Since the departure of Greg Vanney in December 2020, the club tried Chris Armas, Javier Perez and Bob Bradley as coach before settling on Herdman, the former Canada coach, last August.
Herdman is struggling to rebuild the team, which lacks depth and has spent like a drunken sailor.
Ali Curtis served as GM and Bradley as sporting director before Hernandez was elevated to GM in June 2023.
The Toronto Argonauts, 2-2-0 this season, won the Grey Cup in 2022 on Manning’s watch, edging the Winnipeg Blue Bombers 24-23.
But the CFL team has made headlines off the field with quarterback Chad Kelly suspended in May for at least nine regular-season games for violating the league’s gender-based violence policy, following its probe into a lawsuit filed by a former strength and conditioning coach against both the player and club.
Pelley said the Kelly case did not factor into his decision.
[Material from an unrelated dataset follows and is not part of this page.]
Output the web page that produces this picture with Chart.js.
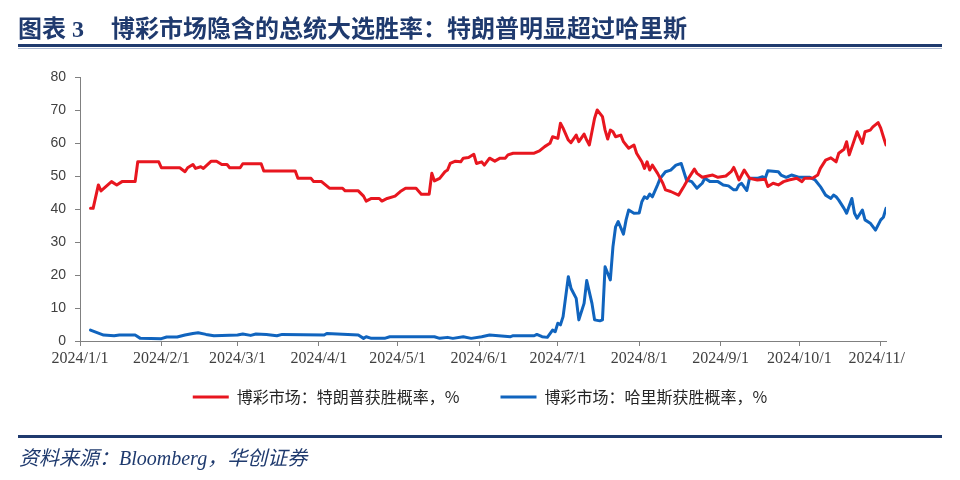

Manning was a two-time winner of the MLS Executive of the Year award with Real Salt Lake before joining TFC. His hiring meant there was a president in charge of each of MLSE’s prized assets: Brendan Shanahan with the Maple Leafs, Masai Ujiri with the Raptors and Manning with TFC.
TFC had been without a president since firing Kevin Payne, who doubled as GM, in September 2013.
At the time of his hiring, MLSE chair Larry Tanenbaum called Manning an “important and impressive executive.”
“Our ambition is to bring MLS championships to our fans in Toronto and adding a leader of Bill’s calibre is another important part of that process and vision,” Tanenbaum added.
TFC has dug deep into MLSE pockets with Italian stars Lorenzo Insigne and Federico Bernardeschi the second and sixth-highest-paid MLS players this season at US$15.4 million and US$6.295 million, respectively.
Toronto’s league record since the Italians made their debut in July 2022 is an underwhelming 15-39-16.
At the time of their signing, Manning made headlines when he revealed his player search started with the internet.
“I actually went to the Transfermarkt website and I looked up the Italian national team on what players were coming out of contract,” Manning told reporters. “And Lorenzo was one of the few players that was coming out of contract. I started writing down players that I thought were world-class, that I thought would have commercial value in this market.”
Venezuelan international Yeferson Soteldo was a bust as an earlier designated player signing.
Manning won the MLS’s top executive award in 2012 and 2014 in eight years at Real Salt Lake, winning the 2009 MLS Cup and finishing runner-up in 2013.
A native of Massapequa, N.Y., Manning began his career in sports management with the Continental Indoor Soccer League during its inaugural season in 1993. He subsequently moved on to the United Soccer League with the Long Island Rough Riders and then the Minnesota Thunder where he was named USL Executive of the Year in 1999.
He started in MLS in 2000 as president and GM of the Tampa Bay Mutiny.
After Tampa folded, Manning worked for the NBA Houston Rockets (director of corporate partnerships) and then the NFL Philadelphia Eagles (vice-president of sales and services) before Real Salt Lake brought him back to MLS in 2008.